Oksalat açısından zengin gıdaları sınırlayın. Ispanak, badem, kaju fıstığı ve ravent, böbrek taşı ve bazen böbrek hastalığına yol açan birikintiler oluşturabilen bir kimyasal olan oksalat ile yüklüdür. Bu yiyeceklerden kaçınmanıza gerek yok. Ancak her öğünde de tüketmeyin, ölçülü olarak yiyin.
Protein alımınıza dikkat edin. Beslenmede çok fazla protein olması böbrekleri fazla mesai yapmaya zorlar. Peki fazla çalışmak böbreklere zarar verir mi? Bazı gözlemsel araştırmalara göre, uzun süreli yüksek proteinli beslenme böbrek hastalığına neden olabiliyor. Ancak bu durum halen tartışılıyor. Yine de riske girmeye gerek yok. Protein alımını önerilen günlük miktarla sınırlamakta fayda var.
ALKOL, RİSKİ İKİYE KATLAR
Alkol tüketiminden kaçının. Düzenli alkol tüketimi yüksek tansiyon riskini arttırır, kilo alımına katkıda bulunur ve böbreklerin daha fazla çalışmasına neden olur. Her şeyden önce, böbrek hastalığı riskini ikiye katlayabilir.
Sigarayı bırakın. Sigara içmek, böbreklere oksijen ve besin sağlayanlar da dahil olmak üzere kan damarlarına zarar verir. Sigara içmek ayrıca yüksek tansiyonu tedavi eden ilaçların etkisini azaltır.
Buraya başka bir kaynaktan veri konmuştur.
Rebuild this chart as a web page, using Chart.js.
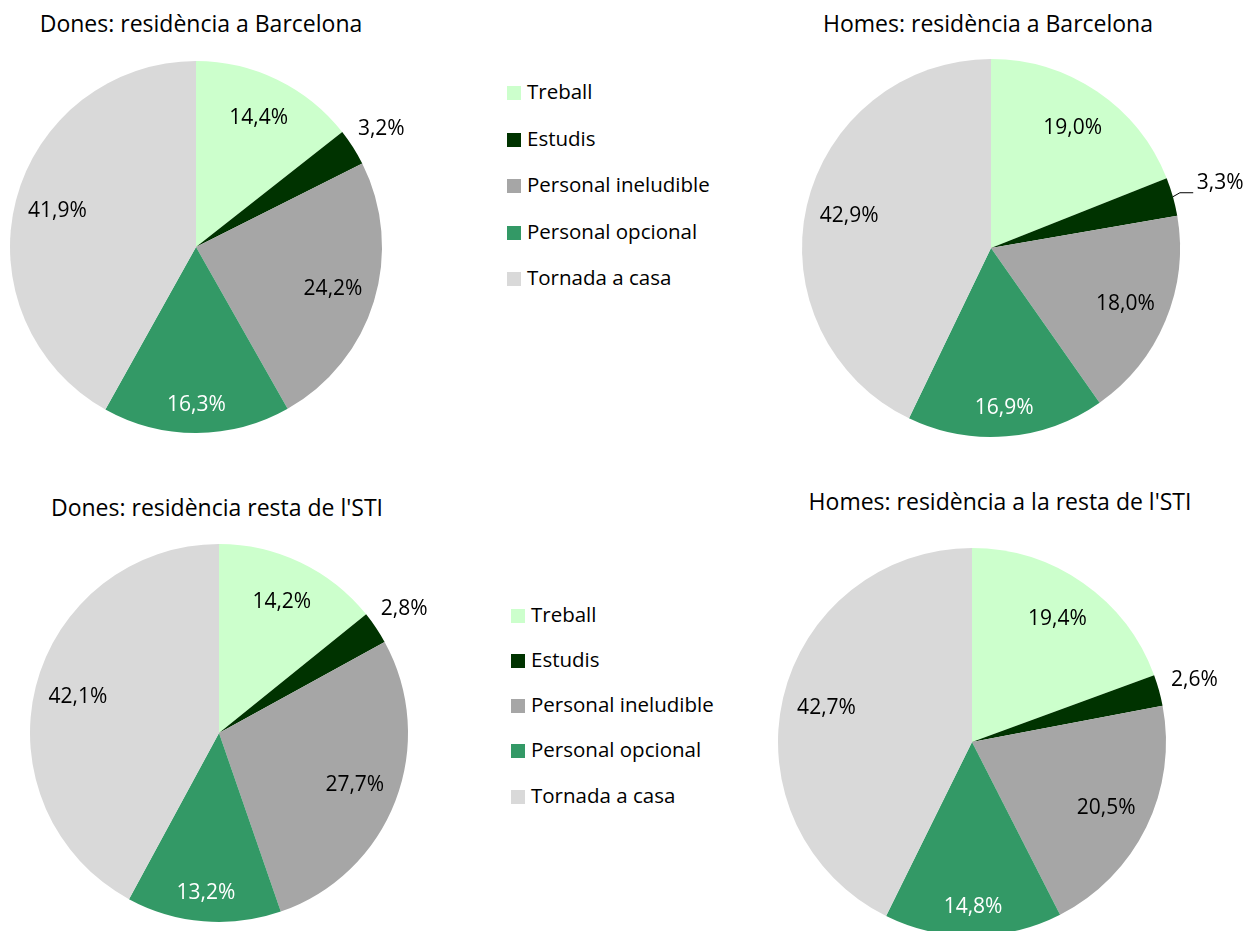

KONTROLLERİNİZİ DÜZENLİ YAPTIRIN
Böbrek fonksiyonunu kontrol etmek için yılda bir kez kan ve idrar testi yaptırabilirsiniz. İdrar analizi, böbrek hastalığının erken evrelerini yansıtan idrardaki proteinin kontrol edilmesini sağlar ve erken evrede yakalanması, böbrek hastalığının ilerlemesini yavaşlatma ve tedavi edilme şansını arttırır. Ayrıca böbreklerinizin sağlığı için, özellikle mevcut böbrek rahatsızlığınız varsa ağrı kesici kullanmadan önce mutlaka doktorunuza danışın. Çünkü bazı ağrı kesiciler böbrek hasarına neden olabiliyor.
GÜNDE 4-6 BARDAK SU TÜKETİN
Obezite, böbreklerin olması gerekenden daha fazla çalışmasına neden olur. Bu, nihayetinde böbrek filtrelerinin bozulmasına neden olabilir. Fazla kilolarınızdan kurtulun. Böbreklerin toksinleri vücuttan atması için sıvıya ihtiyacı vardır. Susamışlık hissini beklemeden günde 4-6 bardak kadar su tüketin.